Barclay’s latest pledge adds to a list of contradictory statements over funding for the new hospital. During a visit to Whipps Cross in August last year, he announced he had approved “up to £28million” for the first stage of the project, a new multi-storey car park. But in January this year, he said specific hospitals are unlikely to be funded until “after 2025”.

The government spokesperson now says the department will work to approve plans for the car park “as early as possible”. The health secretary has meanwhile blamed “uncertainty” around funding on the need to reprioritise five hospitals built with an unsafe type of concrete.

Whipps Cross redevelopment director Alastair told the LDRS his team has already carried out a “huge” amount of design work on the new hospital, which was granted outline planning permission in late 2021.
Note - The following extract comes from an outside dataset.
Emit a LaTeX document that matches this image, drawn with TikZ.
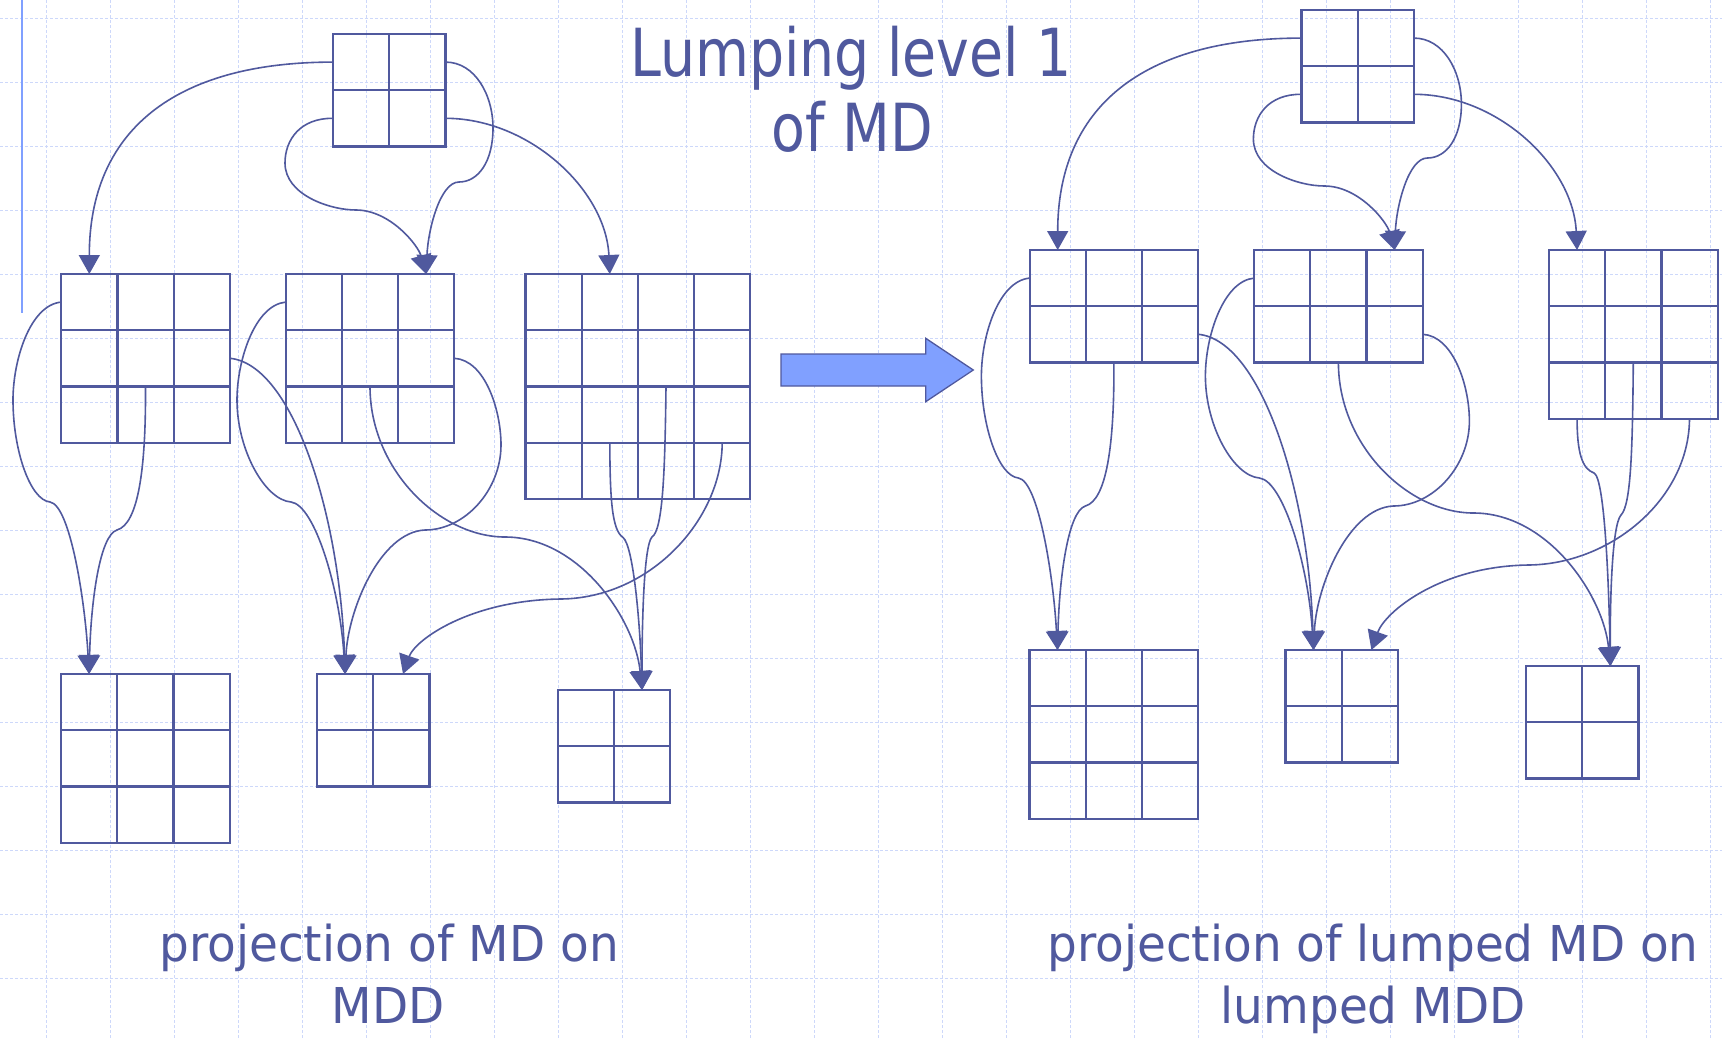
\documentclass[tikz,border=0pt]{standalone}
\usepackage{fontspec}
\setmainfont{DejaVu Sans}
\newfontfamily\titlefont{DejaVu Sans}[FakeStretch=0.835]
\newfontfamily\labelfont{DejaVu Sans}[FakeStretch=0.95]
\usetikzlibrary{arrows.meta,calc}

\definecolor{mdblue}{RGB}{80,89,158}
\definecolor{arrowfill}{RGB}{128,160,255}
\definecolor{gridblue}{RGB}{205,216,250}

\newcommand{\cellsz}{56.2}
% grid of cells: name, left x, top y, columns, rows
\newcommand{\mdgrid}[5]{%
  \node[gridbox, minimum width={#4*\cellsz pt}, minimum height={#5*\cellsz pt}] (#1) at (#2,#3) {};
  \foreach \i in {2,...,#4}{\draw[boxline] ($(#1.north west)+({(\i-1)*\cellsz},0)$) -- ($(#1.south west)+({(\i-1)*\cellsz},0)$);}
  \foreach \j in {2,...,#5}{\draw[boxline] ($(#1.north west)+(0,{(\j-1)*\cellsz})$) -- ($(#1.north east)+(0,{(\j-1)*\cellsz})$);}
}

\tikzset{
  gridbox/.style={draw=mdblue, line width=2.2pt, inner sep=0pt, outer sep=0pt, anchor=north west},
  boxline/.style={draw=mdblue, line width=2.2pt},
  conn/.style={draw=mdblue, line width=1.6pt, -{Triangle[length=19pt,width=21pt]}},
  gridline/.style={draw=gridblue, line width=1pt, dash pattern=on 3pt off 2pt},
  titletext/.style={font=\titlefont\fontsize{66.3}{75}\selectfont, text=mdblue, inner sep=0pt, anchor=base},
  labeltext/.style={font=\labelfont\fontsize{49.4}{62}\selectfont, text=mdblue, inner sep=0pt, anchor=base},
}

\begin{document}
\begin{tikzpicture}[x=1pt, y=-1pt]
  \fill[white] (0,0) rectangle (1722,1039);
  \useasboundingbox (0,0) rectangle (1722,1039);

  % dashed background grid
  \foreach \gy in {18,82,...,978} \draw[gridline] (0,\gy) -- (1722,\gy);
  \foreach \gx in {46,110,...,1710} \draw[gridline] (\gx,0) -- (\gx,1039);

  % left margin bar
  \draw[arrowfill, line width=1.8pt] (22.3,0) -- (22.3,313);

  % title
  \node[titletext] (title1) at (851,76.7) {Lumping level 1};
  \node[titletext] (title2) at (852.5,151.7) {of MD};

  % ---------- MD and its MDD (left) ----------
  \mdgrid{M0}{333}{34}{2}{2}
  \mdgrid{A}{61.2}{274}{3}{3}
  \mdgrid{B}{285.7}{274}{3}{3}
  \mdgrid{C}{525.5}{274}{4}{4}
  \mdgrid{D}{61}{674}{3}{3}
  \mdgrid{E}{317}{674}{2}{2}
  \mdgrid{F}{557.7}{690}{2}{2}

  % ---------- lumped MD and lumped MDD (right) ----------
  \mdgrid{M0r}{1301.4}{10}{2}{2}
  \mdgrid{Ar}{1029.6}{250}{3}{2}
  \mdgrid{Br}{1254.1}{250}{3}{2}
  \mdgrid{Cr}{1549}{250}{3}{3}
  \mdgrid{Dr}{1029.4}{650}{3}{3}
  \mdgrid{Er}{1285.4}{650}{2}{2}
  \mdgrid{Fr}{1526.1}{666}{2}{2}

  % lumping arrow
  \draw[fill=arrowfill, draw=mdblue, line width=1.3pt]
    (781,354) -- (925.7,354) -- (925.7,338.3) -- (973.3,370)
    -- (925.7,401.7) -- (925.7,386) -- (781,386) -- cycle;

  % ---------- connectors, left ----------
  \draw[conn] ($(M0.north west)+(0,28.1)$) .. controls +(-160,0) and +(0,-142) .. ($(A.north west)+(28.1,0)$);
  \draw[conn] ($(M0.north east)+(0,28.1)$) .. controls (475,62) and (493,95) .. (493,128)
     .. controls (493,162) and (478,182) .. (459,182)
     .. controls (440,182) and (428,230) .. ($(B.north west)+(140.5,0)$);
  \draw[conn] ($(M0.north west)+(0,84.3)$) .. controls (300,118) and (285,140) .. (285,163)
     .. controls (285,195) and (330,210) .. (356,210)
     .. controls (390,210) and (418,245) .. ($(B.north west)+(140.5,0)$);
  \draw[conn] ($(M0.north east)+(0,84.3)$) .. controls +(84,0) and +(-4,-84) .. ($(C.north west)+(84.3,0)$);

  \draw[conn] ($(A.north west)+(0,28.1)$) .. controls (30,305) and (13,360) .. (13,400)
     .. controls (13,450) and (30,500) .. (50,502)
     .. controls (70,505) and (85,600) .. ($(D.north west)+(28.1,0)$);
  \draw[conn] ($(A.north west)+(84.3,112.4)$) .. controls (146,470) and (138,524) .. (117,530)
     .. controls (100,535) and (91,600) .. ($(D.north west)+(28.1,0)$);
  \draw[conn] ($(A.north east)+(0,84.3)$) .. controls +(62.6,5.7) and +(-5,-160) .. ($(E.north west)+(28.1,0)$);

  \draw[conn] ($(B.north west)+(0,28.1)$) .. controls (255,305) and (237,360) .. (237,400)
     .. controls (237,450) and (265,500) .. (291,502)
     .. controls (315,505) and (340,590) .. ($(E.north west)+(28.1,0)$);
  \draw[conn] ($(B.north east)+(0,84.3)$) .. controls (485,360) and (501,410) .. (501,445)
     .. controls (501,490) and (465,530) .. (425,530)
     .. controls (380,532) and (348,610) .. ($(E.north west)+(28.1,0)$);
  \draw[conn] ($(B.north west)+(84.3,112.4)$) .. controls (370,470) and (440,537) .. (505,537)
     .. controls (580,537) and (635,620) .. ($(F.north west)+(84.3,0)$);

  \draw[conn] ($(C.north west)+(84.3,168.6)$) .. controls (610,500) and (612,530) .. (623,537.5)
     .. controls (633,545) and (640,620) .. ($(F.north west)+(84.3,0)$);
  \draw[conn] ($(C.north west)+(140.5,112.4)$) .. controls (665,470) and (663,530) .. (652,537)
     .. controls (644,545) and (642,620) .. ($(F.north west)+(84.3,0)$);
  \draw[conn] ($(C.north west)+(196.7,168.6)$) .. controls (722,520) and (650,598) .. (561,599)
     .. controls (470,600) and (415,640) .. ($(E.north west)+(86,0)$);

  % ---------- connectors, right ----------
  \draw[conn] ($(M0r.north west)+(0,28.1)$) .. controls +(-160,0) and +(0,-142) .. ($(Ar.north west)+(28.1,0)$);
  \draw[conn] ($(M0r.north east)+(0,28.1)$) .. controls (1443.4,38) and (1461.4,71) .. (1461.4,104)
     .. controls (1461.4,138) and (1446.4,158) .. (1427.4,158)
     .. controls (1408.4,158) and (1396.4,206) .. ($(Br.north west)+(140.5,0)$);
  \draw[conn] ($(M0r.north west)+(0,84.3)$) .. controls (1268.4,94) and (1253.4,116) .. (1253.4,139)
     .. controls (1253.4,171) and (1298.4,186) .. (1324.4,186)
     .. controls (1358.4,186) and (1386.4,221) .. ($(Br.north west)+(140.5,0)$);
  \draw[conn] ($(M0r.north east)+(0,84.3)$) .. controls +(84,0) and +(-4,-84) .. ($(Cr.north west)+(28.1,0)$);

  \draw[conn] ($(Ar.north west)+(0,28.1)$) .. controls (998.4,281) and (981.4,336) .. (981.4,376)
     .. controls (981.4,426) and (998.4,476) .. (1018.4,478)
     .. controls (1038.4,481) and (1053.4,576) .. ($(Dr.north west)+(28.1,0)$);
  \draw[conn] ($(Ar.north west)+(84.3,112.4)$) .. controls (1114.4,446) and (1106.4,500) .. (1085.4,506)
     .. controls (1068.4,511) and (1059.4,576) .. ($(Dr.north west)+(28.1,0)$);
  \draw[conn] ($(Ar.north east)+(0,84.3)$) .. controls +(62.6,5.7) and +(-5,-160) .. ($(Er.north west)+(28.1,0)$);

  \draw[conn] ($(Br.north west)+(0,28.1)$) .. controls (1223.4,281) and (1205.4,336) .. (1205.4,376)
     .. controls (1205.4,426) and (1233.4,476) .. (1259.4,478)
     .. controls (1283.4,481) and (1308.4,566) .. ($(Er.north west)+(28.1,0)$);
  \draw[conn] ($(Br.north east)+(0,84.3)$) .. controls (1453.4,336) and (1469.4,386) .. (1469.4,421)
     .. controls (1469.4,466) and (1433.4,506) .. (1393.4,506)
     .. controls (1348.4,508) and (1316.4,586) .. ($(Er.north west)+(28.1,0)$);
  \draw[conn] ($(Br.north west)+(84.3,112.4)$) .. controls (1338.4,446) and (1408.4,513) .. (1473.4,513)
     .. controls (1548.4,513) and (1603.4,596) .. ($(Fr.north west)+(84.3,0)$);

  \draw[conn] ($(Cr.north west)+(28.1,168.6)$) .. controls (1577,452) and (1582,469) .. (1594,473)
     .. controls (1605,478) and (1609,590) .. ($(Fr.north west)+(84.3,0)$);
  \draw[conn] ($(Cr.north west)+(84.3,112.4)$) .. controls (1632.5,450) and (1631,505) .. (1621,515)
     .. controls (1612,525) and (1610,600) .. ($(Fr.north west)+(84.3,0)$);
  \draw[conn] ($(Cr.north west)+(140.5,168.6)$) .. controls (1689,500) and (1610,564) .. (1529,565)
     .. controls (1440,566) and (1385,612) .. ($(Er.north west)+(86,0)$);

  % captions
  \node[labeltext] (capL1) at (389,961) {projection of MD on};
  \node[labeltext] (capL2) at (388,1023.3) {MDD};
  \node[labeltext] (capR1) at (1373,961) {projection of lumped MD on};
  \node[labeltext] (capR2) at (1373,1023.3) {lumped MDD};
\end{tikzpicture}
\end{document}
He added: “Once the detailed plans and next steps are agreed, we will produce our business case and submit it to the government for approval.”

Barts Health NHS Trust, which runs Whipps Cross Hospital, has refused to publish its business case, with concerns that the new hospital’s size has “grossly underestimated” future demand.

In a press release accompanying the health secretary’s announcement last week, the government claimed it was still “on track” to deliver 40 new hospitals by 2030. The original pledge was made nearly four years ago, in the run-up to the 2019 General Election.

Two of the 40 hospitals are now complete, five are “in construction” and 20 will be underway “by next year”.